MOUNT VERNON -- Cornell College plans to build a suite-style residence hall for 46 upperclass students that will be ready in fall 2005, relieving an on-campus housing crunch as enrollment continues to climb.
The new residence hall, projected to cost approximately $2 million, will be built near the college’s 10th Avenue apartments.
The proposed three-story building will feature six suites accommodating seven or eight students apiece. Each suite will have a kitchenette with a small refrigerator, sink, counter space and cupboards; students will take their regular meals in the campus dining halls. Each suite also will have three full bathrooms. The building will have a study room, a small office, a shared kitchen, a lounge, laundry facilities, an elevator and central air conditioning. A parking lot for 51 vehicles is planned nearby.
The facility was approved because of student demand for more personalized living spaces and their desire to abandon the traditional central-campus dorm for apartment-like quarters –- but without the responsibility of utility bills and garbage collection.
“It’s the way many colleges are going,” said John Harp, dean of students.
The new residence hall will be coed, but not within student rooms, and won’t be available to first-year students. Two resident assistants will live on site.
As a residential college, 93 percent of students live on campus in Cornell’s nine residence halls and two apartment complexes. During the 2003-2004 year, on-campus housing was at 98.5 percent capacity, which college officials feel restricts their ability to relocate students when, for example, renovations are needed.
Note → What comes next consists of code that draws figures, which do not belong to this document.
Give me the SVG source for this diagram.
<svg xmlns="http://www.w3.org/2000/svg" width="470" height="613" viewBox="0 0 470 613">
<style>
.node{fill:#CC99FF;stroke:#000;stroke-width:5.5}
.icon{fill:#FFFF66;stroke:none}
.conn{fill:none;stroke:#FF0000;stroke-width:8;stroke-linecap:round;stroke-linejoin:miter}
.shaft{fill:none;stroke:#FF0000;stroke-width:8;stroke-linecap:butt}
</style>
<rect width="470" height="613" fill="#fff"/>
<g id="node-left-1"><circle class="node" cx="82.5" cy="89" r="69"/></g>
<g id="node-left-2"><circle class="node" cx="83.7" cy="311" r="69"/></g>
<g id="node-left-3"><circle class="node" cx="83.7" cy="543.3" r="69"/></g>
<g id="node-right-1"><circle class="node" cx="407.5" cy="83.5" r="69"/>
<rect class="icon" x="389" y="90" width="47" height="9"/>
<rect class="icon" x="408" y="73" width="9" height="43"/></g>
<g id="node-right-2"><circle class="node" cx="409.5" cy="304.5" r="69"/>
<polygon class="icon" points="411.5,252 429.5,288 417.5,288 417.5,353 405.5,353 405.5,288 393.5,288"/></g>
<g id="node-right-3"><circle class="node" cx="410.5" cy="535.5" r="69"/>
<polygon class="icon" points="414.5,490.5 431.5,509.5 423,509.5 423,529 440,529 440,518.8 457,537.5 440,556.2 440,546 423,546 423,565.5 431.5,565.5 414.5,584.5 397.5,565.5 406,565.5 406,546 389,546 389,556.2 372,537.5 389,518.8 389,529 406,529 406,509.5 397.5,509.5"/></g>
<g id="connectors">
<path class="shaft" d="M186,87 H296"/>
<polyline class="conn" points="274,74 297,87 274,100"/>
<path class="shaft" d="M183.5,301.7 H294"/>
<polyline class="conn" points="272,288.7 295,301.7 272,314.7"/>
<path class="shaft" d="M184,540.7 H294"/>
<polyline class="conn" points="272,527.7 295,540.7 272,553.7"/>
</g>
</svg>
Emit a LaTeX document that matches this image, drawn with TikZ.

Cornell allows a percentage of upperclass students to live off-campus, but on-campus housing is considered more attractive, Harp notes, primarily because the college provides amenities such as convenient laundry and parking, and in the residence halls free cable television and Internet access through the campus network.
Cornell’s enrollment -– projected at 1,150 for classes beginning Aug. 30 –- has been climbing steadily over roughly the past five years and is the largest since fall 1995. Cornell’s last new residence hall construction was in 1966, when Rorem Hall was built.